> _Exercise directions_: Copy everything in the data below exactly except the pictures.

> _Collected material_:

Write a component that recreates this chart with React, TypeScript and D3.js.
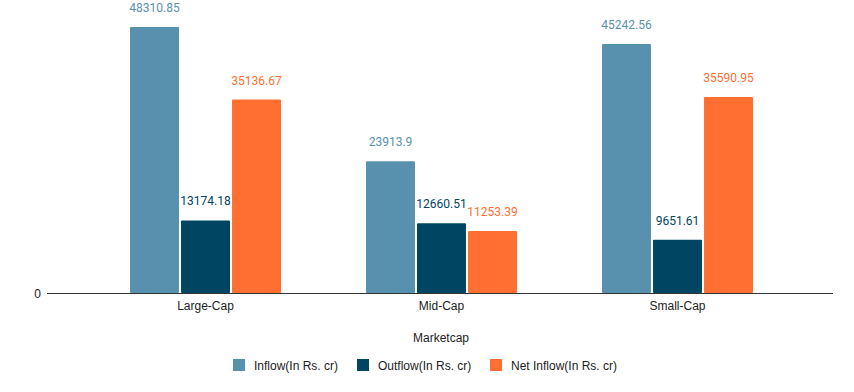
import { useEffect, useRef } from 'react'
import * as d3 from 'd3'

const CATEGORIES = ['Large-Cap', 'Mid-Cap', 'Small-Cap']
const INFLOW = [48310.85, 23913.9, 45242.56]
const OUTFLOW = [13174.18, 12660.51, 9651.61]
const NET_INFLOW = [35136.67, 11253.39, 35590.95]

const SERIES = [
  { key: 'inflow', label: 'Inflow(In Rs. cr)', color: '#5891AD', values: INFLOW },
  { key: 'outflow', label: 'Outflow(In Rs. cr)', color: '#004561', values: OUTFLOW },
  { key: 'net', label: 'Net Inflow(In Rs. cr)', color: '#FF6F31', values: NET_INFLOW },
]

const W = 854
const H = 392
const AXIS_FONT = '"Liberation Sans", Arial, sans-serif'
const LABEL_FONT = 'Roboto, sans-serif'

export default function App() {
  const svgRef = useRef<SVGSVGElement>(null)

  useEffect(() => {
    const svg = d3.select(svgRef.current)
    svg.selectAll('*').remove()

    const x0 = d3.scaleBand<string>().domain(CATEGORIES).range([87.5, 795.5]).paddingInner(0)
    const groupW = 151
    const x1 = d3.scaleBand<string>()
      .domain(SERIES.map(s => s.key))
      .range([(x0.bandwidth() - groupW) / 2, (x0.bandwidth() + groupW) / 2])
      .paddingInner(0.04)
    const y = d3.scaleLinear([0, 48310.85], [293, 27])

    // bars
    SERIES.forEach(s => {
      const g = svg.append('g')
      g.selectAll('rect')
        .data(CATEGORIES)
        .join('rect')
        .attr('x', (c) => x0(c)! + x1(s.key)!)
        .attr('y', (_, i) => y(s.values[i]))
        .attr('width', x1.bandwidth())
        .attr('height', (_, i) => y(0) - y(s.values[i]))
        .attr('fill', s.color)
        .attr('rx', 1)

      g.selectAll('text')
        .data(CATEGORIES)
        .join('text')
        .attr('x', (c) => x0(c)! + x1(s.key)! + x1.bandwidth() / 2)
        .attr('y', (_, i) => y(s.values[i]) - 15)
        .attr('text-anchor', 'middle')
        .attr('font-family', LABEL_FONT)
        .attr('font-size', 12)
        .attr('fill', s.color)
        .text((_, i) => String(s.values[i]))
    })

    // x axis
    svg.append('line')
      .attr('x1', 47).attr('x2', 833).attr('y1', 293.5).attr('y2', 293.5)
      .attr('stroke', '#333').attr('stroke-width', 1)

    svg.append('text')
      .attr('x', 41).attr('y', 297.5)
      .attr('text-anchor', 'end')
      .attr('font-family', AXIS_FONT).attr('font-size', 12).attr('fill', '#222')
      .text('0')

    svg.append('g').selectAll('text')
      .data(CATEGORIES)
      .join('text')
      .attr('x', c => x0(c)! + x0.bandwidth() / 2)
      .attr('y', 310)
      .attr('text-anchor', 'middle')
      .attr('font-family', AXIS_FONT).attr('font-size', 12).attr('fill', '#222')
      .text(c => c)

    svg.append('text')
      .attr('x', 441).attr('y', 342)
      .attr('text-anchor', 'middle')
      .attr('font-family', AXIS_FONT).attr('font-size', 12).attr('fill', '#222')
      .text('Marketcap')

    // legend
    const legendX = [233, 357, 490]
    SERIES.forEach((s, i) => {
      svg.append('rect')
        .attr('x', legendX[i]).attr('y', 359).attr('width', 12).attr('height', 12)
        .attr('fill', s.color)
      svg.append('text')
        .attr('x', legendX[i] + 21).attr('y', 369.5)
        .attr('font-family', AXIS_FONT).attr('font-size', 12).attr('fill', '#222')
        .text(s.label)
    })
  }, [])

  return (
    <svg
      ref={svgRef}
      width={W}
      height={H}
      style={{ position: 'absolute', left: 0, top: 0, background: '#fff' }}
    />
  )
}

> _Right answer_:
Write a component that recreates this chart with React, TypeScript and D3.js.
import { useEffect, useRef } from 'react'
import * as d3 from 'd3'

const CATEGORIES = ['Large-Cap', 'Mid-Cap', 'Small-Cap']
const INFLOW = [48310.85, 23913.9, 45242.56]
const OUTFLOW = [13174.18, 12660.51, 9651.61]
const NET_INFLOW = [35136.67, 11253.39, 35590.95]

const SERIES = [
  { key: 'inflow', label: 'Inflow(In Rs. cr)', color: '#5891AD', values: INFLOW },
  { key: 'outflow', label: 'Outflow(In Rs. cr)', color: '#004561', values: OUTFLOW },
  { key: 'net', label: 'Net Inflow(In Rs. cr)', color: '#FF6F31', values: NET_INFLOW },
]

const W = 854
const H = 392
const AXIS_FONT = '"Liberation Sans", Arial, sans-serif'
const LABEL_FONT = 'Roboto, sans-serif'

export default function App() {
  const svgRef = useRef<SVGSVGElement>(null)

  useEffect(() => {
    const svg = d3.select(svgRef.current)
    svg.selectAll('*').remove()

    const x0 = d3.scaleBand<string>().domain(CATEGORIES).range([87.5, 795.5]).paddingInner(0)
    const groupW = 151
    const x1 = d3.scaleBand<string>()
      .domain(SERIES.map(s => s.key))
      .range([(x0.bandwidth() - groupW) / 2, (x0.bandwidth() + groupW) / 2])
      .paddingInner(0.04)
    const y = d3.scaleLinear([0, 48310.85], [293, 27])

    // bars
    SERIES.forEach(s => {
      const g = svg.append('g')
      g.selectAll('rect')
        .data(CATEGORIES)
        .join('rect')
        .attr('x', (c) => x0(c)! + x1(s.key)!)
        .attr('y', (_, i) => y(s.values[i]))
        .attr('width', x1.bandwidth())
        .attr('height', (_, i) => y(0) - y(s.values[i]))
        .attr('fill', s.color)
        .attr('rx', 1)

      g.selectAll('text')
        .data(CATEGORIES)
        .join('text')
        .attr('x', (c) => x0(c)! + x1(s.key)! + x1.bandwidth() / 2)
        .attr('y', (_, i) => y(s.values[i]) - 15)
        .attr('text-anchor', 'middle')
        .attr('font-family', LABEL_FONT)
        .attr('font-size', 12)
        .attr('fill', s.color)
        .text((_, i) => String(s.values[i]))
    })

    // x axis
    svg.append('line')
      .attr('x1', 47).attr('x2', 833).attr('y1', 293.5).attr('y2', 293.5)
      .attr('stroke', '#333').attr('stroke-width', 1)

    svg.append('text')
      .attr('x', 41).attr('y', 297.5)
      .attr('text-anchor', 'end')
      .attr('font-family', AXIS_FONT).attr('font-size', 12).attr('fill', '#222')
      .text('0')

    svg.append('g').selectAll('text')
      .data(CATEGORIES)
      .join('text')
      .attr('x', c => x0(c)! + x0.bandwidth() / 2)
      .attr('y', 310)
      .attr('text-anchor', 'middle')
      .attr('font-family', AXIS_FONT).attr('font-size', 12).attr('fill', '#222')
      .text(c => c)

    svg.append('text')
      .attr('x', 441).attr('y', 342)
      .attr('text-anchor', 'middle')
      .attr('font-family', AXIS_FONT).attr('font-size', 12).attr('fill', '#222')
      .text('Marketcap')

    // legend
    const legendX = [233, 357, 490]
    SERIES.forEach((s, i) => {
      svg.append('rect')
        .attr('x', legendX[i]).attr('y', 359).attr('width', 12).attr('height', 12)
        .attr('fill', s.color)
      svg.append('text')
        .attr('x', legendX[i] + 21).attr('y', 369.5)
        .attr('font-family', AXIS_FONT).attr('font-size', 12).attr('fill', '#222')
        .text(s.label)
    })
  }, [])

  return (
    <svg
      ref={svgRef}
      width={W}
      height={H}
      style={{ position: 'absolute', left: 0, top: 0, background: '#fff' }}
    />
  )
}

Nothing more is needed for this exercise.